After success working with his sister, he got the idea that other people might find this method of studying just as helpful. Along with fellow Princeton student Kellam Conover, Beneschott founded smsPREP, which provides scheduled SAT, ACT, GRE, and MCAT study questions via text message to users' phones. For $19.99 a month, students can receive interactive study questions at a time that's most convenient for them. Whether they're on the train, bus, walking between classes or even in bathroom, Beneschott says there's no limit to how many texts a user can receive a day.
"As soon as they answer a question, we give them feedback, depending on if it's right or wrong," he says. "Then we wait a few seconds and send them the next question. Sometimes students do hundreds within a day."

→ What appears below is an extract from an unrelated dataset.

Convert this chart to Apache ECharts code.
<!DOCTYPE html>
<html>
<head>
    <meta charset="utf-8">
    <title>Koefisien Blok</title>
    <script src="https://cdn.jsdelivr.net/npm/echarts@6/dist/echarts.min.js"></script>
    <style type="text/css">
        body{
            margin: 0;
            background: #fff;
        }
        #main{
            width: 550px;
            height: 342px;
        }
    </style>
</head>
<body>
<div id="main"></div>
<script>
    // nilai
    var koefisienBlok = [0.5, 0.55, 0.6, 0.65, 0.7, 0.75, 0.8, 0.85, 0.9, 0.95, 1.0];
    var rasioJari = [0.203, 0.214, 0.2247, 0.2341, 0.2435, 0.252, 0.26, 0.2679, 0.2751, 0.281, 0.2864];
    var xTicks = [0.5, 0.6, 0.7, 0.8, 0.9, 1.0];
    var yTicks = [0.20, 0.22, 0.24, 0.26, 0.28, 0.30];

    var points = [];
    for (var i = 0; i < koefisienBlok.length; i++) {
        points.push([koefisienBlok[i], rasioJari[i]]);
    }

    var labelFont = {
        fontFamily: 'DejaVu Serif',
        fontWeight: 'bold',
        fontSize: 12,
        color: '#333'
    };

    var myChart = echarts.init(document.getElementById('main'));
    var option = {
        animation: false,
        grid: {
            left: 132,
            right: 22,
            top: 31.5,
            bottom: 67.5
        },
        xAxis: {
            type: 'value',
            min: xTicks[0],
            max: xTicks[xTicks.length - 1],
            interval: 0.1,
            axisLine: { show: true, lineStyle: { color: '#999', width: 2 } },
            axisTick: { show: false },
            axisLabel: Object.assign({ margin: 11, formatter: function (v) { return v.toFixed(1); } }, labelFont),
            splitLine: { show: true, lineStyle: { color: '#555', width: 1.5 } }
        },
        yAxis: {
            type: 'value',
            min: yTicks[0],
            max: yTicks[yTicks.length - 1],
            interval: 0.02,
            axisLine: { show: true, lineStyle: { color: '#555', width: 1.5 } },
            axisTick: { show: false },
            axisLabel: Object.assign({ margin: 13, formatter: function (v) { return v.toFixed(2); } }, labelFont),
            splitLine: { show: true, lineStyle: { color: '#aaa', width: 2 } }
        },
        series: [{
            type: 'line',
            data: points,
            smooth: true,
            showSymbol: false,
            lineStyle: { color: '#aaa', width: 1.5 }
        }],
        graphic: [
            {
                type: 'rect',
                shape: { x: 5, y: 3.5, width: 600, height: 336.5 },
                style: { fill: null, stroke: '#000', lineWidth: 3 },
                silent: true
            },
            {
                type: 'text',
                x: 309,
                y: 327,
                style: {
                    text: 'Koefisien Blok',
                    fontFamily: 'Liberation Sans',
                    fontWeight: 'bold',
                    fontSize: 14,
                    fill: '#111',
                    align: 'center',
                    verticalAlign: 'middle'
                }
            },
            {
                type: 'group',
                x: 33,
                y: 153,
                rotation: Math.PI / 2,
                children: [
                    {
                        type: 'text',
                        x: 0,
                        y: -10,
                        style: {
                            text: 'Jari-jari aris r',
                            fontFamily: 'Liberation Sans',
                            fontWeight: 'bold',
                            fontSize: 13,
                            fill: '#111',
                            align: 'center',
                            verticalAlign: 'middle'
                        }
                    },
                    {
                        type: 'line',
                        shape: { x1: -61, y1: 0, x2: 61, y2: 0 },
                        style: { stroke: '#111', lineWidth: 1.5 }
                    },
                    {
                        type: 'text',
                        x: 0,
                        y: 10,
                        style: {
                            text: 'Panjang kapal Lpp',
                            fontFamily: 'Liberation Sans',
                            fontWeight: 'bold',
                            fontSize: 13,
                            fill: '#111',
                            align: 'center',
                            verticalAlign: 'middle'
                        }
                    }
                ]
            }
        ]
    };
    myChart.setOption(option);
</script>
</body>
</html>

Although the company has just a handful of employees, Beneschott contends it took a lot people help make his company successful. "We've got a number of developers and programmers who have played various roles along the way." Questions created by the company are crafted by employees who have work with the Princeton Review, Barron's, and Kaplan and it's rare that users receive the same question twice.
Satisfaction is guaranteed for all users and Beneschott says that there have been little complaints from customers. "If there's any reason, technical or some other reason, you didn't find [smsPREP] useful, then we're happy to give money back."
While using smsPREP seems better than not taking a tutorial program at all, Beneschott suggests that people get the best results when they use material from his company combined with additional practice programs such as the Princeton Review.
Overall, Beneschott says his company is doing well. "We've had several thousand students go through the system so far and currently we have a hundred students a day signing up," he adds. By the end of the year, he plans to increase the number of users, offer GMAT questions and incorporate a gaming aspect to the company. "Our ultimate plan is to open the system up so anyone can create their own test."